With our daughter losing so much weight we had to record her input and output after every feed, after every pump and at every change. This was our routine for several more days and finally after 10 days my supply was in. I was more determined than ever to breast feed but my supply was still so limited. At this time I thought this was it, we would be good to go from here on in! But the struggle wasn’t over. We still had to pump after every feed and record input and output for 6 weeks!

We still struggled with the latch and supply. We had completely used our donor milk supply and desperately needed more. The milk bank gave us their last bottle they had one evening before closing and weren’t going to have any more for a few days. I felt guilty, embarrassed and felt like I was depriving other pēpi but they reassured me this was not the case.

It was my midwife who got me in touch with a community lactation consultant through Te Puawaitanga. Together we checked the latch, palate and feeding style. A part of me was hoping there was a “real” reason I couldn’t do this. But there was nothing at all. It was simply a trial and error for my daughter and I. Something we would both eventually learn, something we would eventually get the hang of, well this is what everyone kept telling me…

I had such a great support network, my midwife visited more than usual, I had weekly check ins with the community lactation consultant and I had gone through 3 different styles of pumps to find what worked for me.

My daughter was 3 weeks old when I woke one morning to drenched breast pads! What a relief this was! I had marble like lumps and bumps all over my breasts! I was so happy with this feeling. It was pain I wanted to feel! I was engorged and I was happy about it! Still for weeks we had to work on the latch. Breast feeding took me eight weeks to fully establish. Even with this established I ran into severe nipple pain, cracked nipples, and an infection in one side after the eight week period. Finally when my daughter was three months old I could confidently feed without any assistance of a nipple shield, I had no pain, I had no issues.

For the first 6 months of our breast feeding journey I was pumping after every feed. I managed to pump enough for a freezer supply of milk. With that in mind I wanted to give back to the milk bank. When my daughter was six months old I started the process of this. With a few blood tests and questionnaires completed I was compatible to donate. I felt so good about this and enjoyed the process of pumping knowing my milk was going to help someone else who may be in the same situation I was! After pumping for various hours, freezing milk and then donating I received a call from the milk bank saying that some of the milk had a high bacteria count and they had to discard the breast milk.

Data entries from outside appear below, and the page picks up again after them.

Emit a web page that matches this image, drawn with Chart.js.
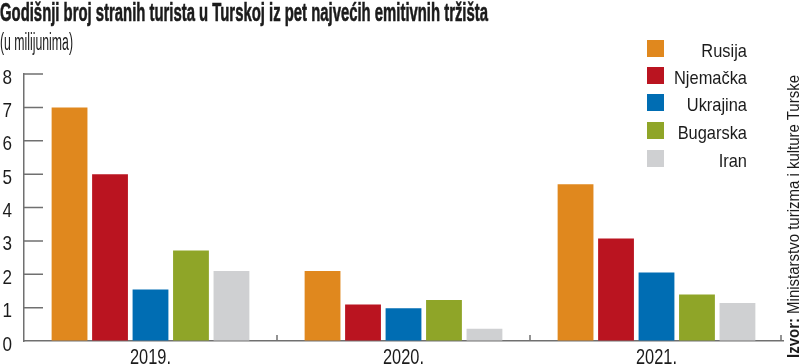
<!DOCTYPE html>
<html>
<head>
<meta charset="utf-8">
<script src="https://cdn.jsdelivr.net/npm/chart.js"></script>
<style>
  html, body { margin: 0; padding: 0; background: #fff; }
  #wrap { position: relative; width: 800px; height: 364px; overflow: hidden; }
  #chart { position: absolute; left: 0; top: 0; }
  .txt {
    position: absolute; white-space: nowrap; transform-origin: 0 0; color: #1b1b1b;
    font-family: 'Liberation Sans', Arial, sans-serif;
  }
  #title { left: 0; top: -2px; font-size: 25px; font-weight: bold; line-height: 28px; -webkit-text-stroke: 0.6px #1b1b1b; }
  #subtitle { left: 0; top: 29px; font-size: 23px; line-height: 26px; }
  #source { left: 785px; top: 358px; font-size: 16px; line-height: 18px; }
</style>
</head>
<body>
<div id="wrap">
  <canvas id="chart" width="800" height="364"></canvas>
  <div class="txt" id="title">Godišnji broj stranih turista u Turskoj iz pet najvećih emitivnih tržišta</div>
  <div class="txt" id="subtitle">(u milijunima)</div>
  <div class="txt" id="source"><b>Izvor:</b> Ministarstvo turizma i kulture Turske</div>
</div>
<script>
  'use strict';

  const FONT = "'Liberation Sans', Arial, sans-serif";

  /* ===== data ===== */
  const years = ['2019.', '2020.', '2021.'];
  const countries = ['Rusija', 'Njemačka', 'Ukrajina', 'Bugarska', 'Iran'];
  const rusija = [7.0, 2.1, 4.7];
  const njemacka = [5.0, 1.09, 3.07];
  const ukrajina = [1.54, 0.98, 2.05];
  const bugarska = [2.71, 1.23, 1.39];
  const iran = [2.1, 0.37, 1.14];
  const yTicks = [0, 1, 2, 3, 4, 5, 6, 7, 8];

  const series = [rusija, njemacka, ukrajina, bugarska, iran];
  const colors = ['#E0881E', '#BA1420', '#006DB3', '#8FA528', '#CFD0D2'];

  // the picture uses a condensed face, so squeeze the texts to its widths
  function fit(id, target, extra) {
    const el = document.getElementById(id);
    const w = el.getBoundingClientRect().width;
    el.style.transform = (extra || '') + ' scaleX(' + (target / w) + ')';
  }
  fit('title', 488);
  fit('subtitle', 73);
  fit('source', 283, 'rotate(-90deg)');

  function squeezed(ctx, text, x, y, sx, align) {
    ctx.save();
    ctx.translate(x, y);
    ctx.scale(sx, 1);
    ctx.textAlign = align;
    ctx.fillText(text, 0, 0);
    ctx.restore();
  }

  /* ===== axis labels, inner ticks, legend ===== */
  const marks = {
    id: 'marks',
    afterDraw(chart) {
      const ctx = chart.ctx;
      const a = chart.chartArea;
      const x = chart.scales.x;
      const y = chart.scales.y;
      ctx.save();
      ctx.strokeStyle = '#707070';
      ctx.lineWidth = 1.5;
      ctx.beginPath();
      yTicks.forEach(v => {
        if (v === 0) return;
        const py = y.getPixelForValue(v);
        ctx.moveTo(a.left, py);
        ctx.lineTo(a.left + 19, py);
      });
      const n = years.length;
      for (let i = 0; i < n; i++) {
        const bx = i < n - 1 ? (x.getPixelForValue(i) + x.getPixelForValue(i + 1)) / 2 : a.right - 2;
        ctx.moveTo(bx, a.bottom);
        ctx.lineTo(bx, a.bottom - 6);
      }
      ctx.stroke();

      ctx.fillStyle = '#1b1b1b';
      ctx.textBaseline = 'alphabetic';
      ctx.font = '21px ' + FONT;
      const sy = 9.5 / ctx.measureText('8').width;
      yTicks.forEach(v => {
        squeezed(ctx, String(v), 12, y.getPixelForValue(v) + 9.5, sy, 'right');
      });
      ctx.font = '22px ' + FONT;
      const sx = 41 / ctx.measureText('2019.').width;
      years.forEach((lab, i) => {
        squeezed(ctx, lab, x.getPixelForValue(i), 364, sx, 'center');
      });

      // legend
      ctx.font = '19px ' + FONT;
      const lx = 73 / ctx.measureText('Njemačka').width;
      const rows = [40, 67, 94, 122, 150];
      chart.data.datasets.forEach((ds, i) => {
        ctx.fillStyle = ds.backgroundColor;
        ctx.fillRect(647, rows[i], 17, 17);
        ctx.fillStyle = '#1b1b1b';
        squeezed(ctx, ds.label, 747, rows[i] + 16.5, lx, 'right');
      });
      ctx.restore();
    }
  };

  new Chart(document.getElementById('chart').getContext('2d'), {
    type: 'bar',
    data: {
      labels: years,
      datasets: countries.map((c, i) => ({
        label: c,
        data: series[i],
        backgroundColor: colors[i],
        borderWidth: 0,
        categoryPercentage: 0.8,
        barPercentage: 0.885
      }))
    },
    options: {
      responsive: false,
      animation: false,
      layout: { padding: { top: 74, right: 17, left: 0, bottom: 0 } },
      plugins: {
        legend: { display: false },
        title: { display: false },
        tooltip: { enabled: false }
      },
      scales: {
        x: {
          grid: { display: true, drawOnChartArea: false, drawTicks: false },
          border: { display: true, color: '#707070', width: 1.5 },
          ticks: { display: false },
          afterFit(scale) { scale.height = 23; }
        },
        y: {
          min: 0,
          max: 8,
          grid: { display: true, drawOnChartArea: false, drawTicks: false },
          border: { display: true, color: '#707070', width: 1.5 },
          ticks: { display: false, stepSize: 1 },
          afterFit(scale) { scale.width = 24; }
        }
      }
    },
    plugins: [marks]
  });
</script>
</body>
</html>
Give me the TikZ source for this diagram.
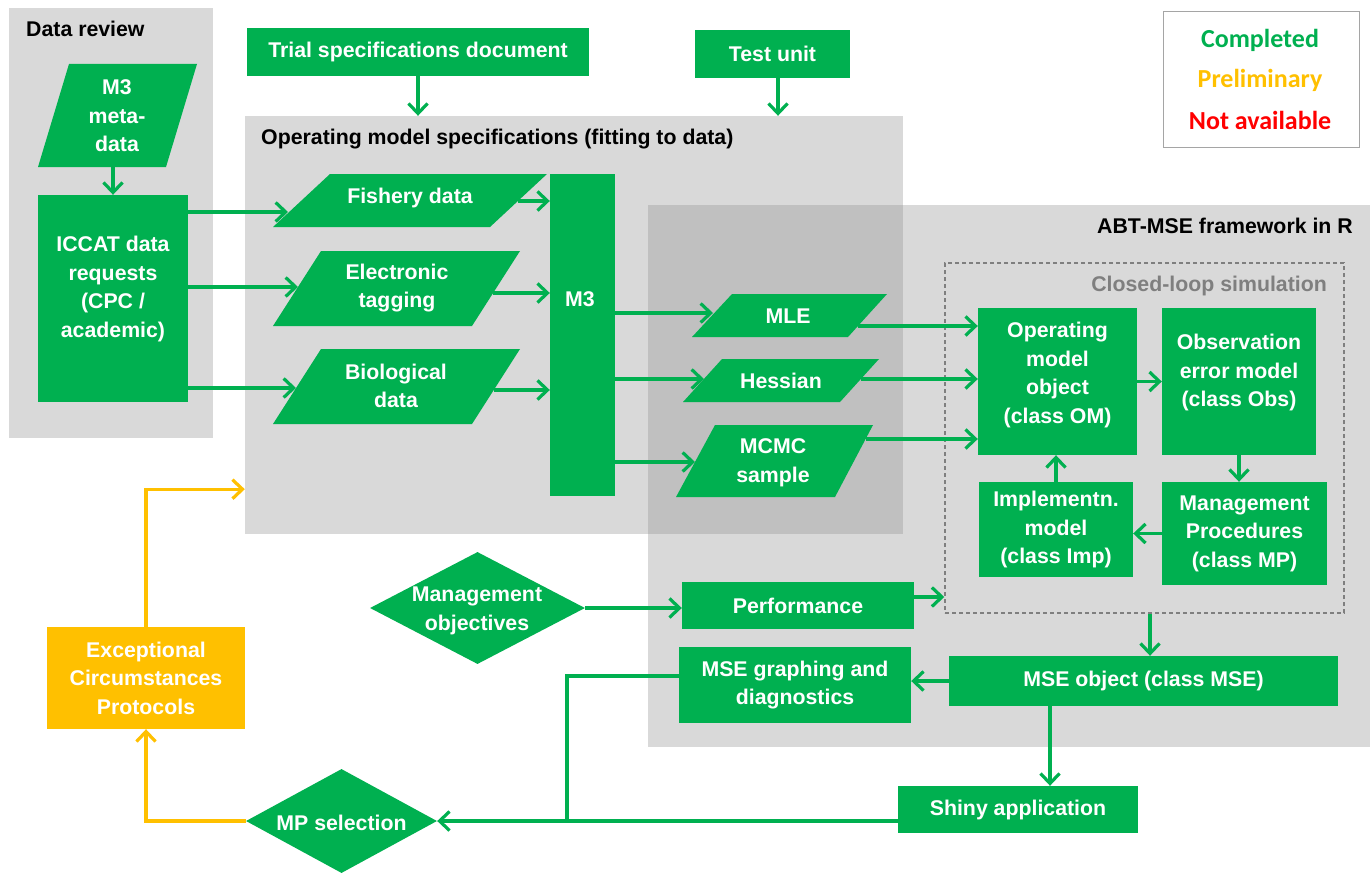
\documentclass[tikz,border=0pt]{standalone}
\usepackage{fontspec}
\setmainfont{Liberation Sans}
\newfontfamily\legendfont{Carlito}
\usetikzlibrary{arrows.meta,shapes.geometric}
\definecolor{G}{HTML}{00B050}
\definecolor{Y}{HTML}{FFC000}
\definecolor{R}{HTML}{FF0000}
\definecolor{BG}{HTML}{D9D9D9}
\definecolor{OV}{HTML}{C0C0C0}
\definecolor{DG}{HTML}{7F7F7F}
\newcommand\tf{\bfseries\fontsize{21.3}{28.5}\selectfont}
\newcommand\lf{\legendfont\bfseries\fontsize{26}{30}\selectfont}
\tikzset{
  gbox/.style={fill=G, text=white, font=\tf, align=center, inner sep=0pt},
  txt/.style={text=white, font=\tf, align=center, inner sep=0pt},
  bg/.style={fill=BG, inner sep=0pt},
  ttl/.style={font=\tf, text=black, inner sep=0pt},
  arr/.style={draw=G, line width=3.2pt, -{Straight Barb[length=10pt,width=19pt]}},
  yarr/.style={draw=Y, line width=3.2pt, -{Straight Barb[length=10pt,width=19pt]}},
  gline/.style={draw=G, line width=3.2pt},
  diam/.style={diamond, fill=G, inner sep=0pt},
  legtxt/.style={font=\lf, inner sep=0pt}
}
\begin{document}
\begin{tikzpicture}[x=1pt,y=-1pt]
\useasboundingbox (0,0) rectangle (1372,872);
\fill[white] (0,0) rectangle (1372,872);

% background panels
\node[bg, minimum width=204pt, minimum height=430pt] (drbox) at (111,223) {};
\node[ttl, anchor=base west] (drtitle) at (26,37) {Data review};
\node[bg, minimum width=658pt, minimum height=418pt] (omspec) at (574,325) {};
\node[bg, minimum width=722pt, minimum height=542pt] (abt) at (1009,476) {};
\fill[OV] (648,205) rectangle (903,534);
\node[ttl, anchor=base west] (omtitle) at (261,144) {Operating model specifications (fitting to data)};
\node[ttl, anchor=base east] (abttitle) at (1353,233) {ABT-MSE framework in R};

% closed loop
\node[draw=DG, dash pattern=on 4pt off 3pt, line width=1.5pt, inner sep=0pt,
      minimum width=399pt, minimum height=350pt] (loop) at (1144.5,438) {};
\node[font=\tf, text=DG, inner sep=0pt, anchor=base east] (looptitle) at (1327,291) {Closed-loop simulation};

% legend
\node[draw=DG!70, line width=1pt, minimum width=196pt, minimum height=135pt, inner sep=0pt] (legend) at (1261,79.5) {};
\node[legtxt, text=G] (lcomp) at (1260,40) {Completed};
\node[legtxt, text=Y] (lprel) at (1260,80) {Preliminary};
\node[legtxt, text=R] (lna) at (1260,120) {Not available};

% top boxes
\node[gbox, minimum width=342pt, minimum height=48pt] (trial) at (418,52) {Trial specifications document};
\node[gbox, minimum width=155pt, minimum height=48pt] (testunit) at (772.5,54) {Test unit};
\draw[arr] (trial.south) -- (trial.south |- omspec.north);
\draw[arr] ([xshift=5.5pt]testunit.south) -- ([xshift=5.5pt]testunit.south |- omspec.north);

% data review
\fill[G] (69,64) -- (197,64) -- (166,167) -- (38,167) -- cycle;
\node[txt] (m3meta) at (117,116) {M3\\meta-\\data};
\coordinate (m3mb) at (113,167);
\node[gbox, minimum width=150pt, minimum height=207pt] (iccat) at (113,298.5) {};
\node[txt] (iccatt) at (113,289) {ICCAT data\\requests\\(CPC /\\academic)};
\draw[arr] (m3mb) -- (iccat.north);

% data parallelograms
\fill[G] (330,174) -- (547,174) -- (490,227) -- (273,227) -- cycle;
\node[txt] (fish) at (410,197.5) {Fishery data};
\fill[G] (321,251) -- (520,251) -- (472,326) -- (273,326) -- cycle;
\node[txt] (etag) at (397,288) {Electronic\\tagging};
\fill[G] (321,349) -- (520,349) -- (472,424) -- (273,424) -- cycle;
\node[txt] (bio) at (396,386) {Biological\\data};
\coordinate (fishin) at (288,212);
\coordinate (etagin) at (298,287);
\coordinate (bioin) at (296,388);
\coordinate (fishout) at (518,201);
\coordinate (etagout) at (493,293);
\coordinate (bioout) at (494,390);
\draw[arr] (iccat.east |- fishin) -- (fishin);
\draw[arr] (iccat.east |- etagin) -- (etagin);
\draw[arr] (iccat.east |- bioin) -- (bioin);

% M3
\node[gbox, minimum width=65pt, minimum height=322pt] (m3) at (582.5,335) {};
\node[txt] (m3t) at (580,299) {M3};
\draw[arr] (fishout) -- (fishout -| m3.west);
\draw[arr] (etagout) -- (etagout -| m3.west);
\draw[arr] (bioout) -- (bioout -| m3.west);

% fit outputs
\fill[G] (732,294) -- (887,294) -- (848,337) -- (692,337) -- cycle;
\node[txt] (mle) at (788,316) {MLE};
\fill[G] (722,359) -- (879,359) -- (840,402) -- (683,402) -- cycle;
\node[txt] (hess) at (781,381) {Hessian};
\fill[G] (715,425) -- (873,425) -- (835,497) -- (676,497) -- cycle;
\node[txt] (mcmc) at (773,463) {MCMC\\sample};
\coordinate (mlein) at (713,313);
\coordinate (hessin) at (704,379);
\coordinate (mcmcin) at (695,462);
\coordinate (mleout) at (858,326);
\coordinate (hessout) at (861,379);
\coordinate (mcmcout) at (866,439);
\draw[arr] (m3.east |- mlein) -- (mlein);
\draw[arr] (m3.east |- hessin) -- (hessin);
\draw[arr] (m3.east |- mcmcin) -- (mcmcin);

% closed loop boxes
\node[gbox, minimum width=159pt, minimum height=147pt] (om) at (1057.5,381.5) {};
\node[txt] (omt) at (1057.5,375) {Operating\\model\\object\\(class OM)};
\node[gbox, minimum width=154pt, minimum height=147pt] (obs) at (1239,381.5) {};
\node[txt] (obst) at (1239,372.5) {Observation\\error model\\(class Obs)};
\node[gbox, minimum width=154pt, minimum height=95pt] (imp) at (1056,529.5) {Implementn.\\model\\(class Imp)};
\node[gbox, minimum width=165pt, minimum height=103pt] (mp) at (1244.5,533.5) {Management\\Procedures\\(class MP)};
\draw[arr] (mleout) -- (mleout -| om.west);
\draw[arr] (hessout) -- (hessout -| om.west);
\draw[arr] (mcmcout) -- (mcmcout -| om.west);
\draw[arr] (om.east) -- (obs.west);
\draw[arr] (obs.south) -- (obs.south |- mp.north);
\draw[arr] (mp.west) -- (mp.west -| imp.east);
\draw[arr] (imp.north) -- (imp.north |- om.south);

% lower part
\node[diam, minimum width=215pt, minimum height=112pt] (mobj) at (477.5,608) {};
\node[txt] (mobjt) at (477,611) {Management\\objectives};
\node[gbox, minimum width=232pt, minimum height=47pt] (perf) at (798,605.5) {Performance};
\draw[arr] (mobj.east) -- (mobj.east -| perf.west);
\draw[arr] ([yshift=8.5pt]perf.east) -- ([yshift=8.5pt]perf.east -| loop.west);

\node[gbox, minimum width=389pt, minimum height=50pt] (mseobj) at (1143.5,681) {MSE object (class MSE)};
\draw[arr] ([xshift=5.5pt]loop.south) -- ([xshift=5.5pt]loop.south |- mseobj.north);
\node[gbox, minimum width=232pt, minimum height=76pt] (graph) at (795,685) {MSE graphing and\\diagnostics};
\draw[arr] (mseobj.west) -- (mseobj.west -| graph.east);
\node[gbox, minimum width=240pt, minimum height=47pt] (shiny) at (1018,809.5) {Shiny application};
\draw[arr] ([xshift=-93.5pt]mseobj.south) -- ([xshift=-93.5pt]mseobj.south |- shiny.north);

\node[diam, minimum width=191pt, minimum height=104pt] (mpsel) at (341.5,821) {};
\node[txt] (mpselt) at (341.5,823) {MP selection};
\draw[arr] (mpsel.east -| shiny.west) -- (mpsel.east);
\coordinate (join) at (567,821);
\draw[gline] ([yshift=9pt]graph.west) -| (join);

\node[fill=Y, text=white, font=\tf, align=center, inner sep=0pt, minimum width=198pt, minimum height=102pt] (ecp) at (146,678) {Exceptional\\Circumstances\\Protocols};
\draw[yarr] (mpsel.west) -| (ecp.south);
\draw[yarr] (ecp.north) |- ([yshift=45pt]omspec.south west);
\end{tikzpicture}
\end{document}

This was absolutely heart breaking. I had worked so hard to build my supply for it to go down the drain! However, this can be quite common when you first donate due to process. So I reevaluated and pumped again and donated again. 2 litres later and I felt satisfied that I had done what was right for my daughter and myself.

My daughter is nearly one, still breast fed and doesn’t look like she’s going to give it in any time soon. I absolutely love the bonding process it has had on me. I have learned so much and am grateful that it was even an option for me. I am so proud of myself. I persisted with the hardest thing of my life while my mental health really took a toll. Our breast feeding journey isn’t over just yet but I will never take it for granted.